:: Task details ::
Copy the lines of the data below exactly, starting at the first and stopping after the line that contains "const yTicks = [0, 0.2, 0.4, 0.6, 0.8, 1];"; include no pictures.

:: Data shown ::
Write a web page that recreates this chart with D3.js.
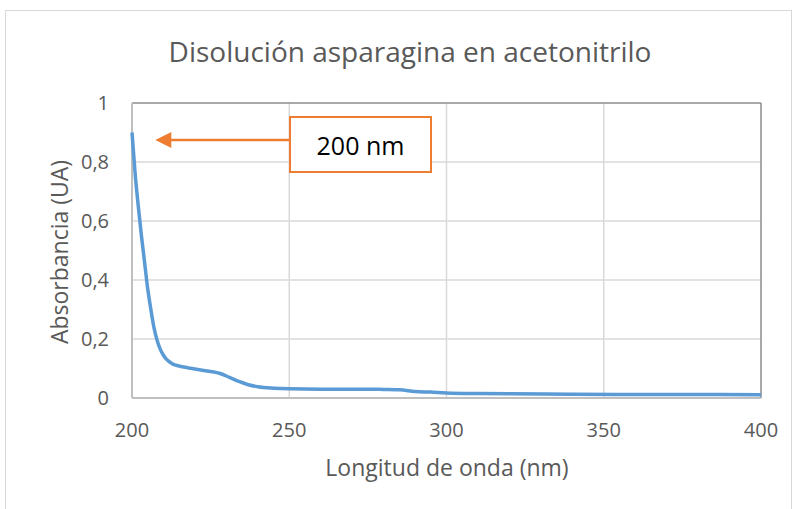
<!DOCTYPE html>
<html>
<head>
<meta charset="utf-8">
<script src="https://cdn.jsdelivr.net/npm/d3@7"></script>
<style>
  body { margin: 0; background: #fff; }
  text { font-family: "Open Sans", sans-serif; }
</style>
</head>
<body>
<div class="container"></div>
<script>
const width = 797;
const height = 509;

// spectrum
const wavelengths = [200, 201, 202, 203, 204, 205, 206, 207, 208, 209, 210, 211, 212, 213, 214, 216, 218, 220, 225, 228, 231, 234, 237, 240, 245, 250, 260, 270, 280, 285, 290, 295, 300, 310, 320, 340, 360, 380, 400];
const absorbance = [0.90, 0.76, 0.65, 0.55, 0.46, 0.37, 0.30, 0.238, 0.195, 0.165, 0.145, 0.131, 0.122, 0.115, 0.111, 0.106, 0.102, 0.098, 0.090, 0.083, 0.070, 0.056, 0.045, 0.038, 0.033, 0.031, 0.030, 0.030, 0.029, 0.028, 0.022, 0.020, 0.017, 0.015, 0.014, 0.013, 0.012, 0.012, 0.011];

const xTicks = [200, 250, 300, 350, 400];
const yTicks = [0, 0.2, 0.4, 0.6, 0.8, 1];

const title = 'Disolución asparagina en acetonitrilo';
const xTitle = 'Longitud de onda (nm)';
const yTitle = 'Absorbancia (UA)';
const note = '200 nm';
const noteTarget = [202, 0.875];

const plot = { left: 132, right: 761, top: 103, bottom: 398 };

const x = d3.scaleLinear().domain([200, 400]).range([plot.left, plot.right]);
const y = d3.scaleLinear().domain([0, 1]).range([plot.bottom, plot.top]);

const svg = d3.select('.container')
    .append('svg')
    .attr('width', width)
    .attr('height', height);

// outer chart frame
svg.append('rect')
    .attr('x', 5.5).attr('y', 10.5)
    .attr('width', 786).attr('height', 520)
    .attr('fill', 'none')
    .attr('stroke', '#d9d9d9');

svg.append('text')
    .attr('x', 410).attr('y', 62)
    .attr('text-anchor', 'middle')
    .attr('font-size', 28)
    .attr('fill', '#595959')
    .text(title);

// gridlines
svg.append('g')
    .selectAll('line')
    .data(yTicks.filter(d => d > 0 && d < 1))
    .enter().append('line')
    .attr('x1', plot.left).attr('x2', plot.right)
    .attr('y1', d => y(d)).attr('y2', d => y(d))
    .attr('stroke', '#d9d9d9').attr('stroke-width', 1.5);

svg.append('g')
    .selectAll('line')
    .data(xTicks.filter(d => d > 200 && d < 400))
    .enter().append('line')
    .attr('y1', plot.top).attr('y2', plot.bottom)
    .attr('x1', d => x(d)).attr('x2', d => x(d))
    .attr('stroke', '#d9d9d9').attr('stroke-width', 1.5);

// frame: top and right darker, left and bottom lighter
svg.append('line')
    .attr('x1', plot.left).attr('x2', plot.right)
    .attr('y1', plot.top).attr('y2', plot.top)
    .attr('stroke', '#8c8c8c').attr('stroke-width', 1.5);
svg.append('line')
    .attr('x1', plot.right).attr('x2', plot.right)
    .attr('y1', plot.top).attr('y2', plot.bottom)
    .attr('stroke', '#8c8c8c').attr('stroke-width', 1.5);
svg.append('line')
    .attr('x1', plot.left).attr('x2', plot.left)
    .attr('y1', plot.top).attr('y2', plot.bottom)
    .attr('stroke', '#bfbfbf').attr('stroke-width', 2);
svg.append('line')
    .attr('x1', plot.left).attr('x2', plot.right)
    .attr('y1', plot.bottom).attr('y2', plot.bottom)
    .attr('stroke', '#bfbfbf').attr('stroke-width', 2);

// tick labels
svg.append('g')
    .selectAll('text')
    .data(yTicks)
    .enter().append('text')
    .attr('x', 109)
    .attr('y', d => y(d) + 7)
    .attr('text-anchor', 'end')
    .attr('font-size', 20)
    .attr('fill', '#595959')
    .text(d => d3.format('~g')(d).replace('.', ','));

svg.append('g')
    .selectAll('text')
    .data(xTicks)
    .enter().append('text')
    .attr('x', d => x(d))
    .attr('y', 437)
    .attr('text-anchor', 'middle')
    .attr('font-size', 20)
    .attr('fill', '#595959')
    .text(d => d);

svg.append('text')
    .attr('x', 447).attr('y', 476)
    .attr('text-anchor', 'middle')
    .attr('font-size', 23)
    .attr('fill', '#595959')
    .text(xTitle);

svg.append('text')
    .attr('transform', 'translate(68,252) rotate(-90)')
    .attr('text-anchor', 'middle')
    .attr('font-size', 23)
    .attr('fill', '#595959')
    .text(yTitle);

// spectrum
const points = wavelengths.map((w, i) => [w, absorbance[i]]);
svg.append('path')
    .datum(points)
    .attr('fill', 'none')
    .attr('stroke', '#5b9bd5')
    .attr('stroke-width', 3.5)
    .attr('stroke-linejoin', 'round')
    .attr('d', d3.line()
        .x(d => x(d[0]))
        .y(d => y(d[1]))
        .curve(d3.curveMonotoneX));

// annotation box + arrow
const box = { x: 290, y: 117, w: 141, h: 55 };
const arrowY = y(noteTarget[1]);
const tipX = x(noteTarget[0]) + 17;

svg.append('line')
    .attr('x1', box.x).attr('x2', tipX + 14)
    .attr('y1', arrowY).attr('y2', arrowY)
    .attr('stroke', '#ed7d31').attr('stroke-width', 2.5);
svg.append('path')
    .attr('d', `M${tipX},${arrowY} L${tipX + 16},${arrowY - 8} L${tipX + 16},${arrowY + 8} Z`)
    .attr('fill', '#ed7d31');

svg.append('rect')
    .attr('x', box.x).attr('y', box.y)
    .attr('width', box.w).attr('height', box.h)
    .attr('fill', '#fff')
    .attr('stroke', '#ed7d31').attr('stroke-width', 2);

svg.append('text')
    .attr('x', box.x + box.w / 2).attr('y', box.y + 38)
    .attr('text-anchor', 'middle')
    .attr('font-size', 25)
    .attr('fill', '#000')
    .text(note);
</script>
</body>
</html>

:: Solution for this problem ::
Write a web page that recreates this chart with D3.js.
<!DOCTYPE html>
<html>
<head>
<meta charset="utf-8">
<script src="https://cdn.jsdelivr.net/npm/d3@7"></script>
<style>
  body { margin: 0; background: #fff; }
  text { font-family: "Open Sans", sans-serif; }
</style>
</head>
<body>
<div class="container"></div>
<script>
const width = 797;
const height = 509;

// spectrum
const wavelengths = [200, 201, 202, 203, 204, 205, 206, 207, 208, 209, 210, 211, 212, 213, 214, 216, 218, 220, 225, 228, 231, 234, 237, 240, 245, 250, 260, 270, 280, 285, 290, 295, 300, 310, 320, 340, 360, 380, 400];
const absorbance = [0.90, 0.76, 0.65, 0.55, 0.46, 0.37, 0.30, 0.238, 0.195, 0.165, 0.145, 0.131, 0.122, 0.115, 0.111, 0.106, 0.102, 0.098, 0.090, 0.083, 0.070, 0.056, 0.045, 0.038, 0.033, 0.031, 0.030, 0.030, 0.029, 0.028, 0.022, 0.020, 0.017, 0.015, 0.014, 0.013, 0.012, 0.012, 0.011];

const xTicks = [200, 250, 300, 350, 400];
const yTicks = [0, 0.2, 0.4, 0.6, 0.8, 1];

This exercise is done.